Gaining or Losing Perspective for Piecewise-Linear Under-Estimators of Convex Univariate Functions

We study mixed-integer nonlinear optimization (MINLO) formulations of the disjunction x ∈ { 0 } ∪ [ ℓ , u ] , where z is a binary indicator for x ∈ [ ℓ , u ] ( 0 ≤ ℓ < u ), and y “captures” f ( x ), which is assumed to be convex and positive on its domain [ ℓ , u ] , but otherwise y = 0 when x = 0 . This model is very useful in nonlinear combinatorial optimization, where there is a fixed cost c for operating an activity at level x in the operating range [ ℓ , u ] , and then, there is a further (convex) variable cost f ( x ). So the overall cost is c z + f ( x ) . In applied situations, there can be N 4-tuples ( f , ℓ , u , c ) , and associated ( x , y , z ), and so, the combinatorial nature of the problem is that for any of the 2 N choices of the binary z -variables, the non-convexity associated with each of the ( f , ℓ , u ) goes away.
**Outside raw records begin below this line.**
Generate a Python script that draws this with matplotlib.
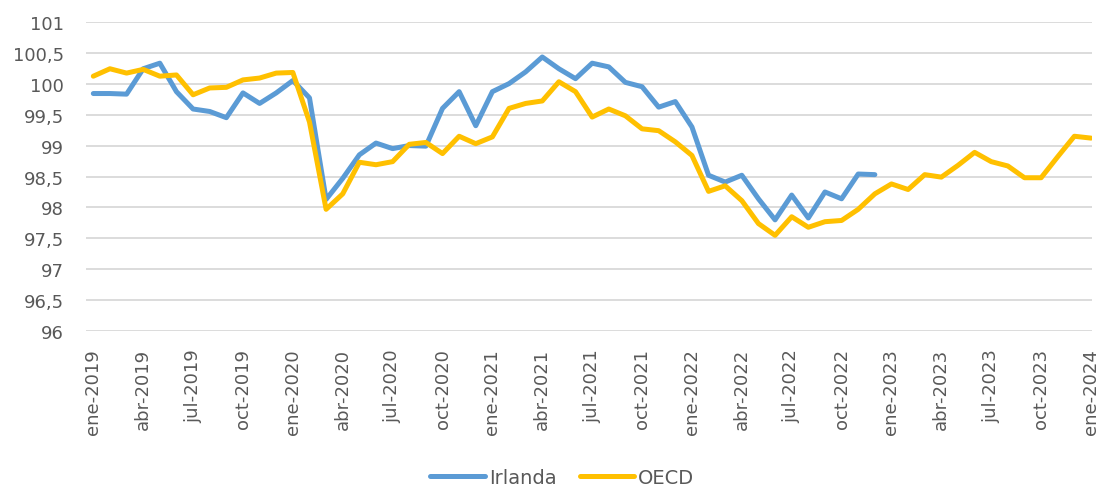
import matplotlib
matplotlib.use("Agg")
import matplotlib.pyplot as plt
import numpy as np

# ==========================================
# DATOS
# ==========================================

MESES = ["ene", "feb", "mar", "abr", "may", "jun",
         "jul", "ago", "sep", "oct", "nov", "dic"]
YEARS = [2019, 2020, 2021, 2022, 2023, 2024]

# etiquetas mensuales ene-2019 .. ene-2024
fechas = [f"{m}-{y}" for y in YEARS for m in MESES][:61]

irlanda = [
    99.84, 99.84, 99.83, 100.24, 100.33, 99.87, 99.59, 99.55, 99.45, 99.85, 99.68, 99.85,
    100.05, 99.77, 98.13, 98.47, 98.85, 99.04, 98.95, 99.00, 98.99, 99.60, 99.87, 99.32,
    99.87, 100.00, 100.19, 100.43, 100.24, 100.08, 100.33, 100.27, 100.02, 99.95, 99.62, 99.71,
    99.30, 98.52, 98.41, 98.52, 98.14, 97.80, 98.20, 97.83, 98.25, 98.14, 98.54, 98.53,
]

oecd = [
    100.12, 100.24, 100.17, 100.23, 100.12, 100.14, 99.82, 99.93, 99.94, 100.06, 100.09, 100.17,
    100.18, 99.38, 97.97, 98.22, 98.73, 98.69, 98.74, 99.02, 99.05, 98.87, 99.15, 99.03,
    99.14, 99.60, 99.68, 99.72, 100.03, 99.87, 99.46, 99.59, 99.48, 99.27, 99.24, 99.06,
    98.84, 98.26, 98.35, 98.11, 97.74, 97.55, 97.85, 97.68, 97.77, 97.79, 97.97, 98.22,
    98.38, 98.29, 98.53, 98.49, 98.68, 98.89, 98.74, 98.67, 98.48, 98.48, 98.82, 99.15,
    99.12,
]

y_ticks = [96, 96.5, 97, 97.5, 98, 98.5, 99, 99.5, 100, 100.5, 101]

# ==========================================
# GRAFICO
# ==========================================

GRIS = "#595959"

fig = plt.figure(figsize=(10.98, 4.89), dpi=100)
ax = fig.add_axes([86 / 1098, 156.7 / 489, 1006 / 1098, 309.6 / 489])

ax.plot(np.arange(len(irlanda)), irlanda, color="#5B9BD5", linewidth=3.6,
        label="Irlanda", solid_capstyle="round", solid_joinstyle="round")
ax.plot(np.arange(len(oecd)), oecd, color="#FFC000", linewidth=3.6,
        label="OECD", solid_capstyle="round", solid_joinstyle="round")

ax.set_ylim(96, 101)
ax.set_xlim(-0.44, 60.06)
ax.set_yticks(y_ticks)
ax.set_yticklabels([f"{v:g}".replace(".", ",") for v in y_ticks])

idx = list(range(0, 61, 3))
ax.set_xticks(idx)
ax.set_xticklabels([fechas[i] for i in idx], rotation=90)

ax.grid(axis="y", color="#D9D9D9", linewidth=1.3)
ax.set_axisbelow(True)
for s in ax.spines.values():
    s.set_visible(False)
ax.tick_params(length=0, labelsize=13, colors=GRIS)
ax.tick_params(axis="x", pad=12)
ax.tick_params(axis="y", pad=16)

leg = fig.legend(loc="center", bbox_to_anchor=(0.512, 0.022), ncol=2,
                 frameon=False, fontsize=14, handlelength=2.8,
                 handletextpad=0.2, columnspacing=1.2)
for t in leg.get_texts():
    t.set_color(GRIS)

fig.savefig("out.png", dpi=100)
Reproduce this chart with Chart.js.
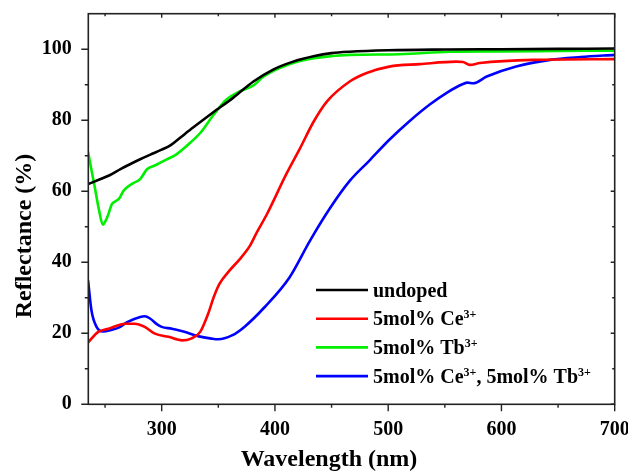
<!DOCTYPE html>
<html>
<head>
<meta charset="utf-8">
<script src="https://cdn.jsdelivr.net/npm/chart.js@4/dist/chart.umd.min.js"></script>
<style>
html, body { margin: 0; padding: 0; background: #fff; }
#wrap { width: 628px; height: 471px; }
</style>
</head>
<body>
<div id="wrap"><canvas id="c" width="628" height="471"></canvas></div>
<script>
// values
const undopedWl = [235, 245, 254, 264, 272, 281, 290, 300, 308, 316, 328, 345, 363, 381, 398, 416, 434, 450, 466, 500, 550, 600, 650, 700]
const undopedR = [62.0, 63.3, 64.5, 66.3, 67.6, 69.0, 70.3, 71.7, 73.0, 75.0, 78.0, 82.1, 86.3, 90.9, 94.2, 96.5, 98.0, 98.9, 99.3, 99.7, 99.9, 100.0, 100.1, 100.2]

const ceWl = [235, 244, 253, 268, 276, 285, 294, 306, 318, 326, 334, 341, 346, 351, 360, 369, 378, 384, 393, 410, 422, 434, 446, 466, 481, 501, 528, 560, 566, 572, 581, 628, 700]
const ceR = [17.4, 20.4, 21.3, 22.7, 22.7, 21.8, 19.9, 19.0, 18.0, 18.5, 20.4, 25.5, 30.2, 33.9, 37.7, 40.9, 44.7, 48.4, 53.6, 64.8, 72.0, 79.5, 85.3, 90.9, 93.3, 95.1, 95.8, 96.5, 96.4, 95.6, 96.1, 97.0, 97.2]

const tbWl = [235, 238, 241, 244.5, 248, 251, 253, 256, 260, 263, 266, 269, 275, 281, 287, 295, 304, 313, 325, 334, 346, 357, 369, 381, 390, 404, 422, 440, 466, 510, 554, 600, 650, 700]
const tbR = [71.1, 66.0, 61.0, 55.0, 50.6, 52.0, 53.6, 56.4, 57.3, 58.2, 60.0, 61.0, 62.3, 63.4, 66.2, 67.4, 68.9, 70.4, 73.6, 76.4, 81.6, 85.8, 88.1, 89.8, 92.3, 94.7, 96.7, 97.7, 98.4, 98.6, 99.3, 99.4, 99.5, 99.6]

const ceTbWl = [235, 238, 242.5, 248, 256, 262, 270, 281, 285, 290, 296, 300, 309, 320, 332, 344, 350, 362, 373, 391, 413, 431, 449, 466, 483, 501, 519, 537, 552, 566, 570, 575, 587, 613, 643, 670, 700]
const ceTbR = [34.9, 26.4, 21.8, 20.5, 21.0, 21.6, 23.2, 24.6, 24.8, 24.1, 22.5, 21.8, 21.3, 20.4, 19.2, 18.5, 18.3, 19.4, 21.8, 27.4, 35.8, 46.1, 55.4, 62.9, 68.5, 74.5, 79.8, 84.5, 87.8, 90.2, 90.6, 90.4, 92.3, 95.1, 97.0, 97.8, 98.4]

const seriesNames = ['undoped', '5mol% Ce^{3+}', '5mol% Tb^{3+}', '5mol% Ce^{3+}, 5mol% Tb^{3+}']
const seriesColors = ['#000000', '#ff0000', '#00ee00', '#0000ff']

const xTickValues = [300, 400, 500, 600, 700]
const xMinorValues = [250, 350, 450, 550, 650]
const yTickValues = [0, 20, 40, 60, 80, 100]
const yMinorValues = [10, 30, 50, 70, 90]

const xTitle = 'Wavelength (nm)'
const yTitle = 'Reflectance (%)'

const FONT = '"Liberation Serif", "Times New Roman", serif'

const pts = (xs, ys) => xs.map((x, i) => ({ x: x, y: ys[i] }))

function mkSet(i, xs, ys) {
    return {
        label: seriesNames[i],
        data: pts(xs, ys),
        borderColor: seriesColors[i],
        borderWidth: 2.6,
        pointRadius: 0,
        fill: false,
        cubicInterpolationMode: 'monotone'
    }
}

// no extra room for overhanging tick labels
function noPad(s) {
    s.paddingLeft = 0
    s.paddingRight = 0
    s.paddingTop = 0
    s.paddingBottom = 0
}

// frame, ticks, axis titles and legend
const decor = {
    id: 'decor',
    afterDatasetsDraw(chart) {
        const c = chart.ctx
        const a = chart.chartArea
        const xs = chart.scales.x
        const ys = chart.scales.y
        c.save()
        c.strokeStyle = '#222'
        c.lineWidth = 1.6
        c.strokeRect(a.left, a.top, a.right - a.left, a.bottom - a.top)

        c.lineWidth = 1.4
        c.beginPath()
        xTickValues.concat(xMinorValues).forEach(v => {
            const major = xTickValues.includes(v)
            const px = xs.getPixelForValue(v)
            c.moveTo(px, a.bottom); c.lineTo(px, a.bottom + (major ? 7 : 3.5))
            c.moveTo(px, a.top); c.lineTo(px, a.top + (major ? 4 : 2.5))
        })
        yTickValues.concat(yMinorValues).forEach(v => {
            const major = yTickValues.includes(v)
            const py = ys.getPixelForValue(v)
            c.moveTo(a.left, py); c.lineTo(a.left - (major ? 7 : 3.5), py)
            c.moveTo(a.right, py); c.lineTo(a.right - (major ? 4 : 2.5), py)
        })
        c.stroke()
        c.restore()
    },
    afterDraw(chart) {
        const c = chart.ctx
        c.save()
        c.fillStyle = '#000'
        c.font = 'bold 24px ' + FONT
        c.textAlign = 'center'
        c.textBaseline = 'alphabetic'
        c.fillText(xTitle, 329, 466)

        c.translate(31, 236)
        c.rotate(-Math.PI / 2)
        c.fillText(yTitle, 0, 0)
        c.restore()

        // legend
        c.save()
        const lx = 316, ly = 290, gap = 28.7
        chart.data.datasets.forEach((ds, i) => {
            const y = ly + i * gap
            c.strokeStyle = ds.borderColor
            c.lineWidth = 2.6
            c.beginPath()
            c.moveTo(lx, y); c.lineTo(lx + 52, y)
            c.stroke()

            let x = lx + 57
            const parts = ds.label.split(/\^\{(.*?)\}/)
            c.fillStyle = '#000'
            c.textBaseline = 'alphabetic'
            c.textAlign = 'left'
            parts.forEach((p, k) => {
                if (k % 2 === 0) {
                    c.font = 'bold 20px ' + FONT
                    c.fillText(p, x, y + 6.5)
                } else {
                    c.font = 'bold 12px ' + FONT
                    c.fillText(p, x, y - 0.5)
                }
                x += c.measureText(p).width
            })
        })
        c.restore()
    }
}

const chart = new Chart(document.getElementById('c'), {
    type: 'line',
    data: {
        datasets: [
            mkSet(0, undopedWl, undopedR),
            mkSet(1, ceWl, ceR),
            mkSet(2, tbWl, tbR),
            mkSet(3, ceTbWl, ceTbR)
        ]
    },
    options: {
        responsive: false,
        animation: false,
        devicePixelRatio: 1,
        layout: { padding: { left: 0, right: 13.3, top: 13.7, bottom: 0 } },
        plugins: {
            legend: { display: false },
            tooltip: { enabled: false }
        },
        scales: {
            x: {
                type: 'linear',
                min: 235.2,
                max: 700,
                grid: { display: false, drawTicks: false },
                border: { display: false },
                afterBuildTicks: s => { s.ticks = xTickValues.map(v => ({ value: v })) },
                afterFit: s => { s.height = 66.7; noPad(s) },
                ticks: {
                    color: '#000',
                    padding: 13.7,
                    maxRotation: 0,
                    font: { family: FONT, weight: 'bold', size: 20 }
                }
            },
            y: {
                min: 0,
                max: 110,
                grid: { display: false, drawTicks: false },
                border: { display: false },
                afterBuildTicks: s => { s.ticks = yTickValues.map(v => ({ value: v })) },
                afterFit: s => { s.width = 88.3; noPad(s) },
                ticks: {
                    color: '#000',
                    padding: 16.6,
                    font: { family: FONT, weight: 'bold', size: 20 }
                }
            }
        }
    },
    plugins: [decor]
})
</script>
</body>
</html>
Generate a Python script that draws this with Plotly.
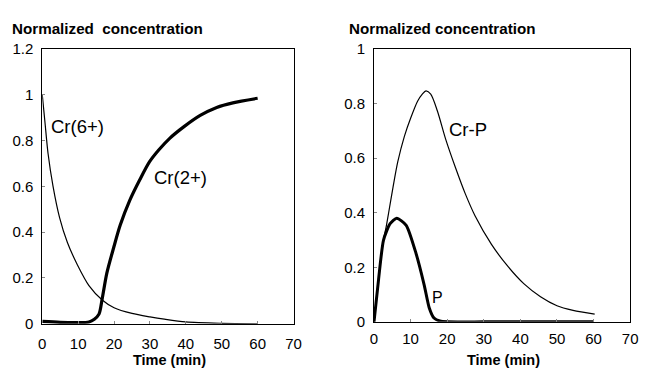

We study relaxations related to the perspective transformation of a natural piecewise-linear under-estimator of f , obtained by choosing linearization points for f . Using 3-d volume (in ( x , y , z )) as a measure of the tightness of a convex relaxation, we investigate relaxation quality as a function of f , ℓ , u , and the linearization points chosen. We make a detailed investigation for convex power functions f ( x ) : = x p , p > 1 .